Minchew and Behn (2019) have tested the theory that massive ice cliffs on the coast of Antarctica could collapse, causing rapid and catastrophic sea level rise. In their paper: Marine Ice Cliff Instability Mitigated by Slow Removal of Ice Shelves, they note:

The seaward flow of ice from grounded ice sheets to the ocean is often resisted by the buttressing effect of floating ice shelves. These ice shelves risk collapsing as the climate warms, potentially exposing tall cliff faces. Some suggest ice cliffs taller than ~90 m could collapse under their own weight, exposing taller cliffs further to the interior of a thickening ice sheet, leading to runaway ice‐sheet retreat. This model, however, is based on studies of pre‐existing cliffs found at calving fronts.
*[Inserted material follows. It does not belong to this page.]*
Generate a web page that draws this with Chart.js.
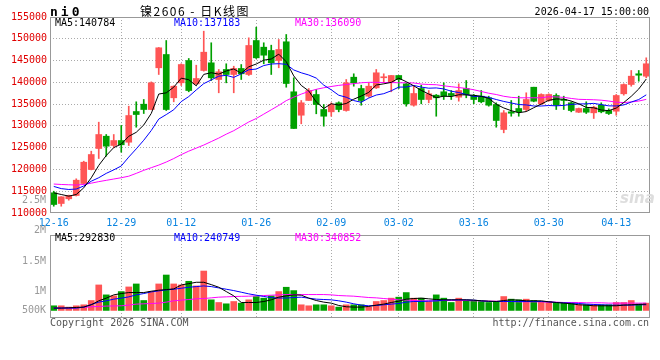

If the ice shelf is removed rapidly, deformation may be concentrated, forming vertical cracks and potentially leading to the collapse of small (e.g., 90‐m) cliffs. However, if we consider ice‐shelf collapse timescales longer than a few days (consistent with observations), deformation is distributed throughout the cliff, which flows viscously rather than collapsing. We expect including the effects of such ice‐shelf collapse timescales in future ice‐sheet models would mitigate runaway cliff collapse and reduce predicted ice‐sheet mass loss.